Frankie has seen more than his share of action, not all of it good. Because of a poor decision of Frankie's, his best friend, Eddie "Scrap-Iron" Dupris (Morgan Freeman) had to drop out of the ring with a damaged eye. Dupris, who narrates the movie, had been a contender.
Frankie is a closed-up personality. He has a daughter from whom he has been estranged for years.
Maggie first seems as unreasonably self confident as the gym joke, a skinny no-talent Danger. But her anger, work ethic and physical ability win out, according to Michael Wilmington in the Chicago Tribune.
Though a fine trainer, Frankie was never able to bring his boxers to the highest levels and title shots; some of them were beaten badly.

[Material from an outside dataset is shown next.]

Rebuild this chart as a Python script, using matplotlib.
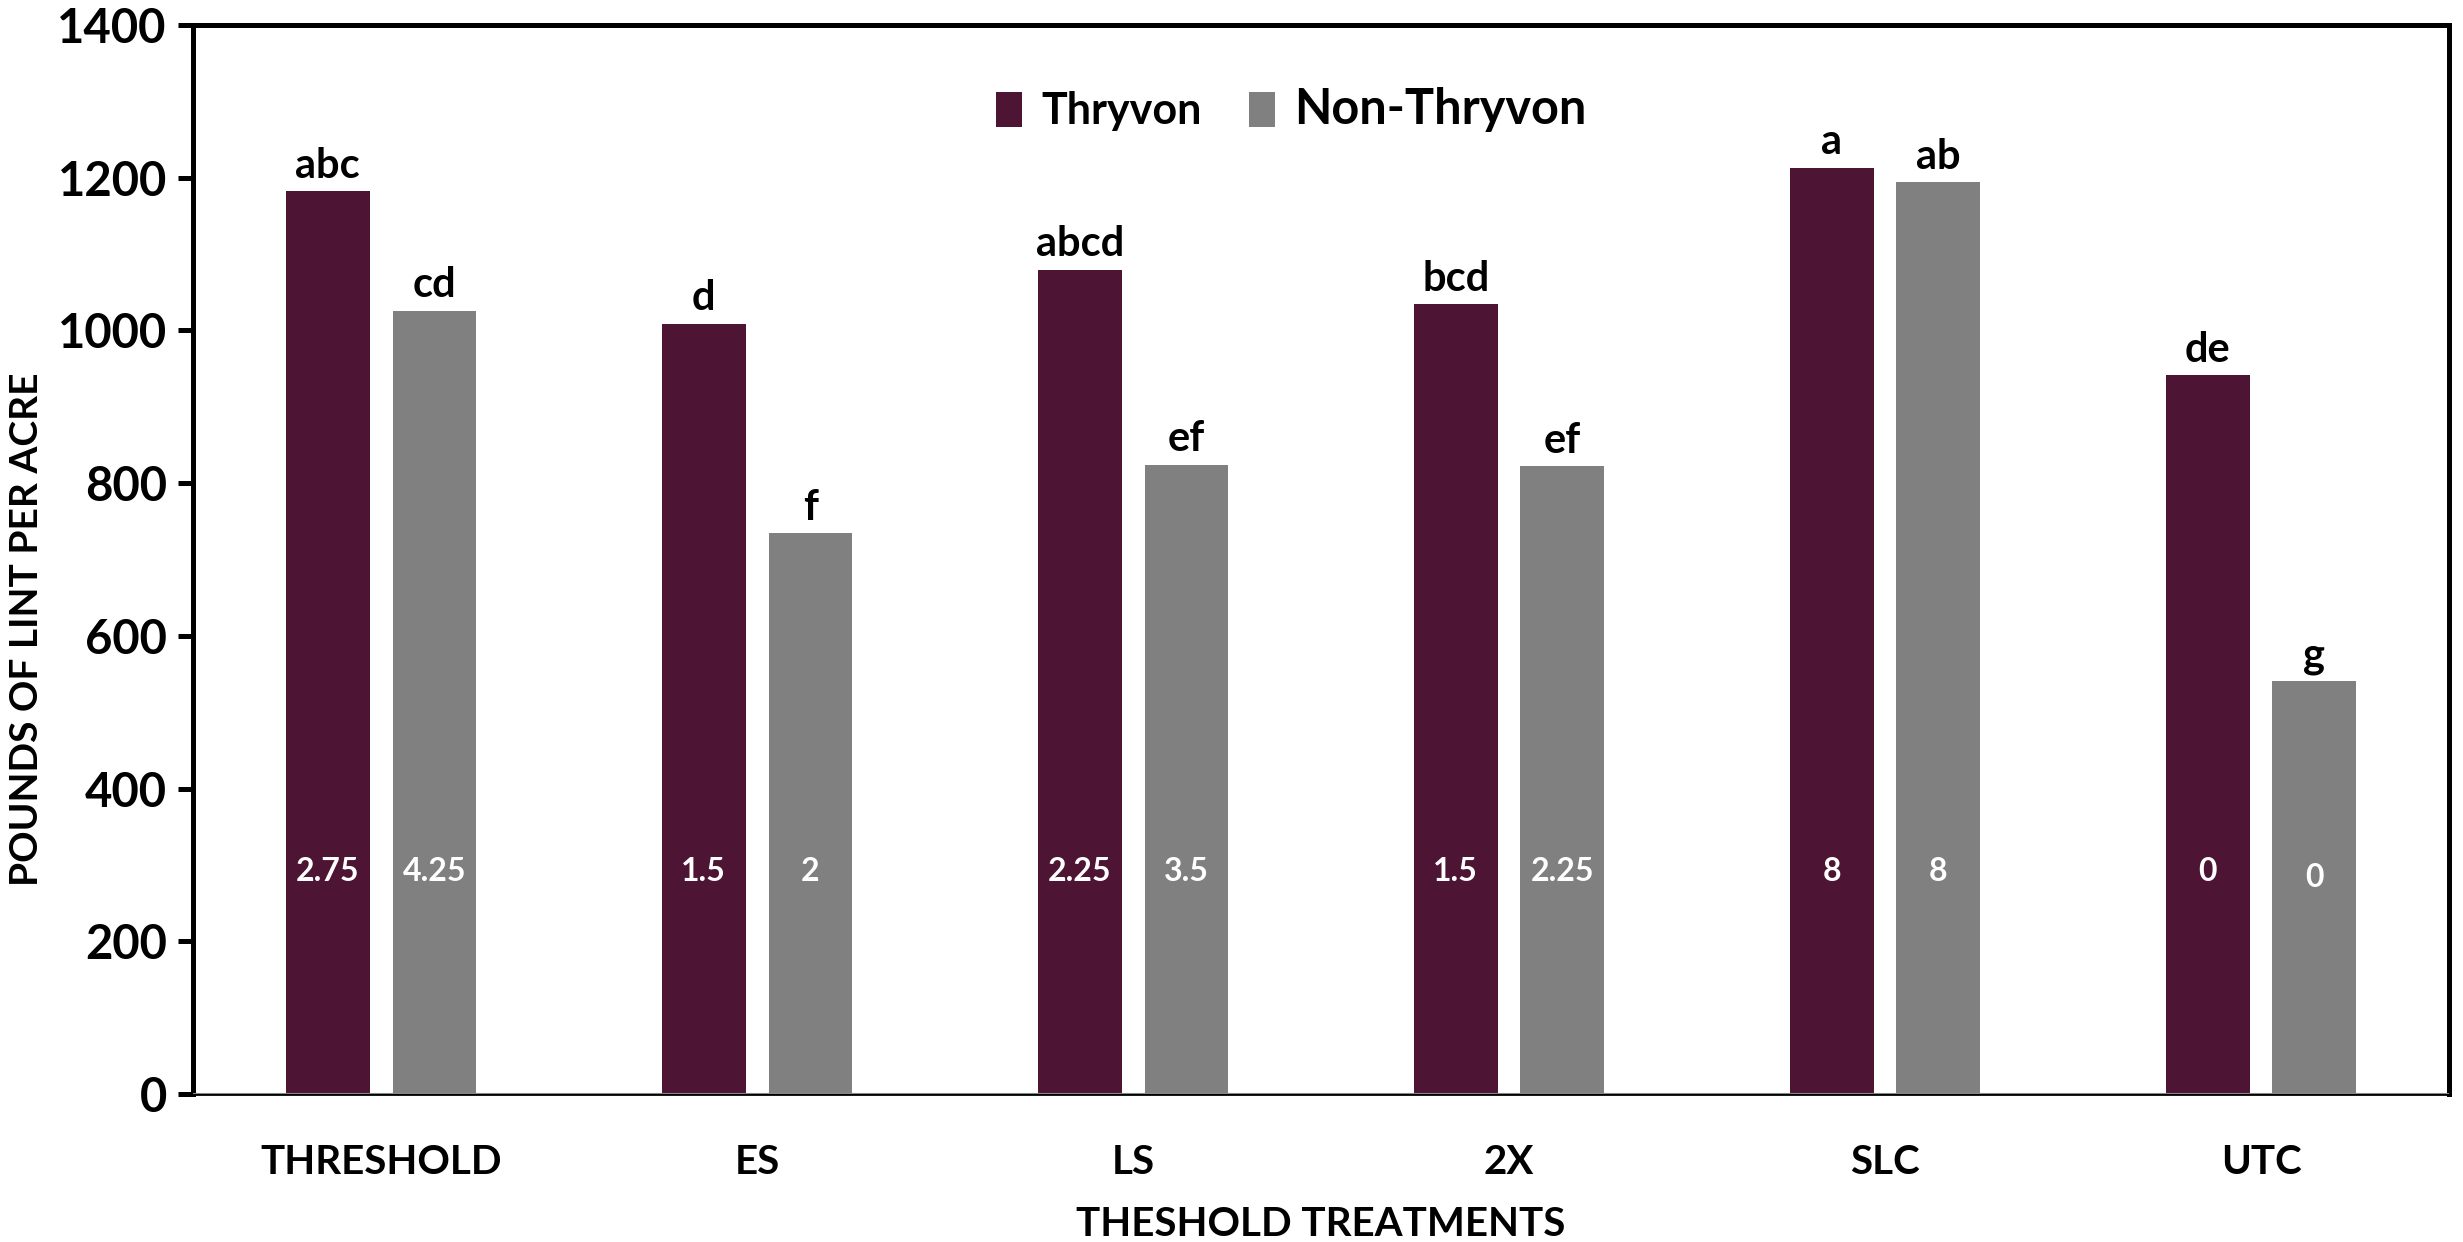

Maggie persuades Frankie to train her and to take her corner in a series of fights, very excitingly staged, that improbably take her to the brink of a crown. Her unsportsmanlike opponent: champ Billie "The Blue Bear" (played by real-life boxing pro Lucia Rijker).
It would seem that Maggie, as redemptive movies go, would replace Frankie's lost daughter in his affections. But not so fast.
"The movie doesn't lack redemption," says Wilmington, "but it's not the easy kind offered by Sylvester Stallone in 'Rocky' or the social uplift of Rod Serling in 'Requiem for a Heavyweight.' The ending here smacks of blood and sweat – and tears too.
"Right up to its sudden plunge into darkness and beyond, the movie achieves a mellowness and melancholy that recalls the jazzy dissonance of director Eastwood's best work," Wilmington says. "The movie has the taut, grim, cold look of a noir out of time."
Before that happens, there's lots of ring action by variety of gym rats and would-be pugilists (Anthony Mackie as the obnoxious Shawrelle Berry, Jay Baruchel as the ridiculously ungifted "Danger" Barch).
And the movie shows that old codgers still can make you sing. Accompanying the 74-year-old Eastwood is 89-year-old production designer Henry Bumstead, who was Hitchcock's "eye" in the classic film, "Vertigo."
And Paul Haggis' script is based on a boxing story by "F.X. Toole" the pseudonym of actual fight manager/cut man (or first-aid corner man) Jerry Boyd. The original story was published when he was 70. It is part of a collection of stories, "Rope Burns: Stories From the Corner."
Eastwood's "anemic film making method complements the material," says Sean O' Connell in filmcritic.com. He says, "A glance around Frankie's gym reveals stark walls and spare corners. Tom Stern's cinematography is beautiful and bare." O 'Connell says, thinking back, "one almost remembers the movie as being shot in black and white. It's not, but the color scheme feels that muted and unimportant." He says even in the fight scenes, "they seem to be fighting in a long-forgotten community auditorium in the middle of nowhere."
And there are three potential Oscars in the wings. One for Swank, one for Eastwood, and one for "Million Dollar Baby." (In case anyone has been living under a rock, the Academy Awards are at 7:30 p.m. Sunday on Channels 3 and 7.)
And, to add a little irony to the show this year, Swank will face Annette Bening again, as she did five years ago. Swank won the top honor then for her singular performance in "Boys Don't Cry." Bening lost her bid for her role in "American Beauty."
The Boston Globe says "Bening, 46, was considered the early Oscar front runner this year for her role as a luminous English stage diva in Being Julia.' She has already won a Golden Globe, National Board of Review and Golden Satellite award for her performance."
However, the newspaper says, "that was before the release of Clint Eastwood's 'Million Dollar Baby' was brought forward to catch the awards season and Swank captured a Golden Globe of her own as well as a Screen Actor's Guild trophy and a slew of critics awards."
Observers say the relatively unknown Swank, even with her Oscar, may have a tough time making that a repeat performance. Two-time Oscar winners are a rare lot.
The movie starts Thursday at Market Square East. It runs two hours and 12 minutes, and is rated PG-13 for violence, thematic material and language.